In figure 15 we present the type conversion instructions. They enable conversion between integer and floating-point data of various sizes and in different registers. The green arrows and instruction nodes represent the conversion from single-precision floating-point to integers, pink represents the conversion from double-precision floating-point to integers, blue represents the conversion from integers to floating points, and orange represents the conversion between single and double precision floating-point.

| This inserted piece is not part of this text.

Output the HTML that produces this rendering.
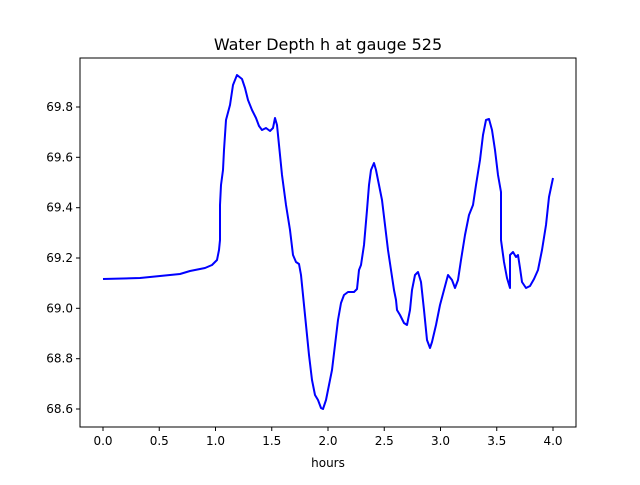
<!DOCTYPE html>
<html><head><style>body{margin:0;background:#fff}</style></head><body>
<svg width="640" height="480" xmlns="http://www.w3.org/2000/svg" font-family="DejaVu Sans, Liberation Sans, sans-serif">
<rect width="640" height="480" fill="#fff"/>
<text x="328" y="50" font-size="16" text-anchor="middle">Water Depth h at gauge 525</text>
<polyline fill="none" stroke="#0000ff" stroke-width="2" stroke-linejoin="round" points="103,279 140,278 180,274 190,271 205,268 212,265 217,260 219,250 220,240 220,205 221,185 223,170 224,150 226,120 230,105 233,85 237,75 242,79 245,88 248,100 252,110 256,118 259,126 262,130 266,128 270,131 273,128 275,118 277,125 279,145 282,175 286,205 290,230 293,255 296,262 299,264 301,275 303,295 306,325 309,355 312,380 315,395 318,400 321,408 323,409 326,400 329,385 332,370 335,345 338,320 341,303 344,295 348,292 354,292 357,289 359,270 361,265 364,245 367,210 369,185 371,170 374,163 376,170 379,185 382,200 385,225 388,250 391,270 394,290 396,300 397,310 400,315 404,323 407,325 410,310 412,290 415,275 418,272 421,282 424,310 427,340 430,348 432,342 436,325 440,305 444,290 448,275 452,280 455,288 458,280 461,260 465,235 469,215 473,205 476,185 480,160 483,135 486,120 489,119 492,130 495,150 498,175 501,192 501,205 501,240 504,262 507,278 510,288 510,255 513,252 516,257 518,255 520,268 522,282 526,288 530,286 534,279 538,270 542,250 546,225 549,197 553,178"/>
<rect x="80" y="58" width="496" height="369" fill="none" stroke="#000" stroke-width="1"/>
<g stroke="#000" stroke-width="1">
<line x1="103" y1="427" x2="103" y2="431"/><line x1="159.25" y1="427" x2="159.25" y2="431"/><line x1="215.5" y1="427" x2="215.5" y2="431"/><line x1="271.75" y1="427" x2="271.75" y2="431"/><line x1="328" y1="427" x2="328" y2="431"/><line x1="384.25" y1="427" x2="384.25" y2="431"/><line x1="440.5" y1="427" x2="440.5" y2="431"/><line x1="496.75" y1="427" x2="496.75" y2="431"/><line x1="553" y1="427" x2="553" y2="431"/>
<line x1="76" y1="409" x2="80" y2="409"/><line x1="76" y1="358.7" x2="80" y2="358.7"/><line x1="76" y1="308.3" x2="80" y2="308.3"/><line x1="76" y1="258" x2="80" y2="258"/><line x1="76" y1="207.7" x2="80" y2="207.7"/><line x1="76" y1="157.3" x2="80" y2="157.3"/><line x1="76" y1="107" x2="80" y2="107"/>
</g>
<g font-size="12" text-anchor="middle">
<text x="103" y="445">0.0</text><text x="159.25" y="445">0.5</text><text x="215.5" y="445">1.0</text><text x="271.75" y="445">1.5</text><text x="328" y="445">2.0</text><text x="384.25" y="445">2.5</text><text x="440.5" y="445">3.0</text><text x="496.75" y="445">3.5</text><text x="553" y="445">4.0</text>
<text x="328" y="467">hours</text>
</g>
<g font-size="12" text-anchor="end">
<text x="73" y="413">68.6</text><text x="73" y="362.7">68.8</text><text x="73" y="312.3">69.0</text><text x="73" y="262">69.2</text><text x="73" y="211.7">69.4</text><text x="73" y="161.3">69.6</text><text x="73" y="111">69.8</text>
</g>
</svg>
</body></html>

The SSE3 is a set of 13 instructions. The main innovation in SSE3 is the implementation of horizontal instructions. These instructions perform calculations on the elements of a vector within the same register. There are four such instructions. The haddpd performs horizontal addition of double-precision values, the hsubpd is a horizontal subtraction of double-precision values, the haddps is a horizontal addition of single-precision values, and the hsubps is a horizontal subtraction of single-precision values. All horizontal instructions operate in a similar manner. The lower (bottom) part of the resulting vector is the result of operation on the bottom and top elements of the first (destination) operand; the higher (top) part of the resulting vector is the result of operation on the second (source) operand's bottom and top. The best way to present the principles of horizontal operations is a picture. Because in the subtraction operation the order of arguments is important, the hsubpd instruction is shown in figure 16.
While there are more than two elements of source vectors, like in the hsubps instruction, it is also important to know the order of the elements in the resulting vector. Please look at the figure 17.

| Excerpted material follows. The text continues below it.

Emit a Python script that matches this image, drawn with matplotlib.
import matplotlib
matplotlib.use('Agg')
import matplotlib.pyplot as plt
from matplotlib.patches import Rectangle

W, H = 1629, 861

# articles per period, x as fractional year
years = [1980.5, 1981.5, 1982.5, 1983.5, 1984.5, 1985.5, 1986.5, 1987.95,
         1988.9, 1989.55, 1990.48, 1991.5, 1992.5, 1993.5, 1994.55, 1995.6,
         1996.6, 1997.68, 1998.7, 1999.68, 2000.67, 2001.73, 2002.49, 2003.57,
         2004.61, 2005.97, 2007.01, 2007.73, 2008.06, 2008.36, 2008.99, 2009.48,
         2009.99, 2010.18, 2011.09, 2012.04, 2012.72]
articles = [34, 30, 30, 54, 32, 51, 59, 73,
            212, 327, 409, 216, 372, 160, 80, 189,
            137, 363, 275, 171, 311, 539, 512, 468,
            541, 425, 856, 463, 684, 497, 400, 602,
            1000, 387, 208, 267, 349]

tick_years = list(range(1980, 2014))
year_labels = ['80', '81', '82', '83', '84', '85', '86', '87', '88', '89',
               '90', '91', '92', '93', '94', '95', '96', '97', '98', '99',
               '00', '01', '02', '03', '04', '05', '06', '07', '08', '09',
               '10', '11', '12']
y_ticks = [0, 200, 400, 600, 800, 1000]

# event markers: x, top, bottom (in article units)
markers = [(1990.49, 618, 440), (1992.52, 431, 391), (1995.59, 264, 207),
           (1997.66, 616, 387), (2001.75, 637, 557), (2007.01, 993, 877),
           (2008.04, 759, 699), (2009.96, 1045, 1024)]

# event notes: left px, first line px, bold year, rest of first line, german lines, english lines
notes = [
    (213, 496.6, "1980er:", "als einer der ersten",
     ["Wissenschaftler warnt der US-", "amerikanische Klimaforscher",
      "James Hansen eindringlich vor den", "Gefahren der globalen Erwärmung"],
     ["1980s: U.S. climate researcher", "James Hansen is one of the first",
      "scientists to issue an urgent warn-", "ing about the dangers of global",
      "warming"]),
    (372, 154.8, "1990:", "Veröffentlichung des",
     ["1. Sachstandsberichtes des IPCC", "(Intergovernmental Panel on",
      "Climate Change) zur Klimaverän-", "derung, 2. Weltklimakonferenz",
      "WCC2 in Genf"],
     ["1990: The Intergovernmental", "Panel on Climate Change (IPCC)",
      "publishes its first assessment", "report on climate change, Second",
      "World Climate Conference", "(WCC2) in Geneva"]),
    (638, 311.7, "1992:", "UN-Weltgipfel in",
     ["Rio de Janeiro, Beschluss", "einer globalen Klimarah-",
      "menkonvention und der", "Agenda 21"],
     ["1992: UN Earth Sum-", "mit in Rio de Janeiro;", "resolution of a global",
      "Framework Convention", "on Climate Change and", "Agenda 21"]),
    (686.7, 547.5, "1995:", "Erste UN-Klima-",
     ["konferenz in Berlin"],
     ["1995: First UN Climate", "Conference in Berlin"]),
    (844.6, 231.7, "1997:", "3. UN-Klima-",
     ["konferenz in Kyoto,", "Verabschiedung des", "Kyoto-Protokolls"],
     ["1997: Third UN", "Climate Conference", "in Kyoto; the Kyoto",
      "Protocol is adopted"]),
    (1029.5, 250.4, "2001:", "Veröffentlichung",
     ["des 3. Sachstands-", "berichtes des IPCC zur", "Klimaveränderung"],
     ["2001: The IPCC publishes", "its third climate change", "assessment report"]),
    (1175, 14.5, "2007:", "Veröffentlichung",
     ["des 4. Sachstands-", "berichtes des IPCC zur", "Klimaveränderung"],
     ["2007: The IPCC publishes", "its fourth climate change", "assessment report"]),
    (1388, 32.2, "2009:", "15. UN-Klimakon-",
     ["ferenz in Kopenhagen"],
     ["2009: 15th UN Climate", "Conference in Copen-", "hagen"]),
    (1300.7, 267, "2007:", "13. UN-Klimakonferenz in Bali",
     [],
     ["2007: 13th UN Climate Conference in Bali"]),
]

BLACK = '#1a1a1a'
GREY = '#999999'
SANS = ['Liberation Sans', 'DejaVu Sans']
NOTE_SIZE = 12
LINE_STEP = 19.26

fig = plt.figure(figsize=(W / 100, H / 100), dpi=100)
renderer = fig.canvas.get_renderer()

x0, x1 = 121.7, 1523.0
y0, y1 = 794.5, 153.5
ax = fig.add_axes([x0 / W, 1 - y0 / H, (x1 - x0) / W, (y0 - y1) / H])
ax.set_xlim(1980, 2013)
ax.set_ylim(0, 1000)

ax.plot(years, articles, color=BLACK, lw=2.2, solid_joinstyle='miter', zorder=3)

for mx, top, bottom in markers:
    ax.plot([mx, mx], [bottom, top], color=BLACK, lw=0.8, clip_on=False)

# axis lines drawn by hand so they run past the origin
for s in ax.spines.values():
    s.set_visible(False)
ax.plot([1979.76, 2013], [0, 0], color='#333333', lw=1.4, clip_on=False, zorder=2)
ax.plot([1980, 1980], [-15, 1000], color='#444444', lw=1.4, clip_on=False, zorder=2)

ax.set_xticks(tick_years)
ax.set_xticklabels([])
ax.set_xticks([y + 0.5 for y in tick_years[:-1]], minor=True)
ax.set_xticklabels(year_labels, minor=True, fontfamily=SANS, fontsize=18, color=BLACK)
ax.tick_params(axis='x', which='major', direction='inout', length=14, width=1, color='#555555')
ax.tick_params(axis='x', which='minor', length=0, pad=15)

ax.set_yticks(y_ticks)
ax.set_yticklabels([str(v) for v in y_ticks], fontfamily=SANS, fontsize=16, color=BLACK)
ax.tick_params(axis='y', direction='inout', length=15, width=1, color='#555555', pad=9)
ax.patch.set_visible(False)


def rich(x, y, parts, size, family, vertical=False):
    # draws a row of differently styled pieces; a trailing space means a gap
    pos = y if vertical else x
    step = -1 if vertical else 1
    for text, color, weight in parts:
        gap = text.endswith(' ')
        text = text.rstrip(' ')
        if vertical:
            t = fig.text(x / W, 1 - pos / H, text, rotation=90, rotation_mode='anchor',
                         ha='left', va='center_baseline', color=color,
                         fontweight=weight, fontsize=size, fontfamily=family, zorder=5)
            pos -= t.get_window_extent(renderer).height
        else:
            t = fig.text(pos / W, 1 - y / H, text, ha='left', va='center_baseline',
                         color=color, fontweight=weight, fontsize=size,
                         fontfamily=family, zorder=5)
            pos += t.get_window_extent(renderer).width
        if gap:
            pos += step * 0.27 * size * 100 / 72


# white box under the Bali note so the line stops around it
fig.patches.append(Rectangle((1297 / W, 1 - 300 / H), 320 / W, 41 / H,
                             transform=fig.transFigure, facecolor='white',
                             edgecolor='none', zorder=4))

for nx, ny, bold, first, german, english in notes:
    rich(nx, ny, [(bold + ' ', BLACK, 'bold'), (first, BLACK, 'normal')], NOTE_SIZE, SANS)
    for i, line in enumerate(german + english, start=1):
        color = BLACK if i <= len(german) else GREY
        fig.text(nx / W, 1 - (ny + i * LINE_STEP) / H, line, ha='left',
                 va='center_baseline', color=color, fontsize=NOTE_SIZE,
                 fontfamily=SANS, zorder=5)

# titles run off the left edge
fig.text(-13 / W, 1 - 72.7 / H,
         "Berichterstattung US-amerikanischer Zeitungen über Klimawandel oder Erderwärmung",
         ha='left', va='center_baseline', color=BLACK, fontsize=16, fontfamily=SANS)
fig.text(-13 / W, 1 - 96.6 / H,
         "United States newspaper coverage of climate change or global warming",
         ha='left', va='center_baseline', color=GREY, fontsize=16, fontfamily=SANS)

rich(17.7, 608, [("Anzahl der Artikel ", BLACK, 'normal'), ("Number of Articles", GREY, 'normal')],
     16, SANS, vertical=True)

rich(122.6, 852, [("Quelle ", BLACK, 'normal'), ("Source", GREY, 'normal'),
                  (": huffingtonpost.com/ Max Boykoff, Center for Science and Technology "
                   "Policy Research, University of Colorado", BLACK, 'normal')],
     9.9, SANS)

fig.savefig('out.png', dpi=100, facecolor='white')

This abbreviation stands for Supplemental Streaming SIMD Extension 3. It is a set of 16 instructions introduced in the Core 2 architecture. It implements integer horizontal operations on XMM registers. The principles are the same as in horizontal instructions in SSE3, but instructions can process vectors of doublewords or words. They are summarised in the table 7.
| Instruction | operation | data |
|---|---|---|
| phaddd | addition | unsigned doublewords |
| phaddw | addition | unsigned words |
| phaddsw | saturated addition | signed words |
| phsubd | subtracion | unsigned doublewords |
| phsubw | subtracion | unsigned words |
| phsubsw | saturated subtracion | signed words |
Two data shuffle instructions are worth mentioning. The pshufb instruction makes copies of bytes from the first 128-bit operand based on the control information taken from the second 128-bit operand. Each byte in the control operand determines the resulting byte in the respective position.
The illustration is shown in figure 18.
The palignr instruction combines bytes from two source operands as shown in figure 19. The position of the byte split is specified as third immediate. In the figure, the immediate is equal to 2.
The SSE4 is composed of SSE4.1 and SSE4.2. These groups include instructions supplementing previous extensions. For example, there are eight instructions which expand support for packed integer minimum and maximum determination, or twelve instructions which improve packed integer format conversions with sign extension and zero extension. The dpps and dppd instructions calculate the dot product of four single-precision and two double-precision operands, respectively. Additionally, the arguments are controlled with the third immediate operand. The example showing the dppd is presented in figure 20.
There are also advanced shuffle, insert and extract instructions which make it possible to manipulate positions of the data of various types. A few examples will be shown in the following figures. The insertps inserts a scalar single-precision floating-point value with the position of the vector's element in source and destination controlled with an 8-bit immediate. The example showing the insertps instruction is presented in figure 21. In this example, the immediate contains the bit value of 10011000b.
In SSE4.2, the set of string compare instructions was added. As the XMM registers can contain sixteen bytes, it is much more efficient to implement string processing algorithms with bigger XMM registers than with registers in the main processor with the use of strong instructions. There are four string compare instructions (see table 8), but each of them can be configured to achieve different functionalities. The length of strings can be explicit or implicit. Explicit length means that the length of the first operand is specified with the RAX register, and the length of the second operand is specified with the RDX register. Implicit length means that both operands contain null-terminated strings. Instructions can produce two kinds of results. Index means that the index of the first or last result is returned. Mask means that the bit mask is returned (one bit for each two elements compared) or a mask of the size of the elements (similarly to MMX compare).
| Instruction | length | type of the result |
|---|---|---|
| pcmpestri | explicit | index |
| pcmpestrm | explicit | mask |
| pcmpistri | implicit | index |
| pcmpistrm | implicit | mask |
The third, immediate operand encodes the comparison method and result encoding.
| bits 1:0 | data type |
|---|---|
| 00 | unsigned BYTE |
| 01 | unsigned WORD |
| 10 | signed BYTE |
| 11 | signed WORD |
| bits 3:2 | operation | comment |
|---|---|---|
| 00 | Equal Any | find any of the specified characters in the input string |
| 01 | Ranges | check if characters are within the specified ranges |
| 10 | Equal Each | check if the input strings are equal |
| 11 | Equal Ordered | check if the needle string is in the haystack string |
The SSE4.2 string compare instructions are advanced, powerful means for processing byte or word strings. The detailed explanation of SSE4.2 string instructions behaviour together with illustrations can be found on [1].
AVX is the abbreviation of Advanced Vector Extensions. The AVX implements larger 256-bit YMM registers as extensions of XMM. In 64-bit processors number of YMM registers is increased to 16. Many SSE instructions are expanded to handle operations with new, bigger data types without modification of mnemonics. The most important improvement in the instruction set of x64 processors is the implementation of RISC-like instructions in which the destination operand can differ from two source operands. A three-operand SIMD instruction format is called the VEX coding scheme. The AVX2 extension implements more SIMD instructions for operation with 256-bit registers. The AVX-512 extends the register size to 512 bits. An interesting, comprehensive description of a variety of x64 AVX instructions is available on website [2].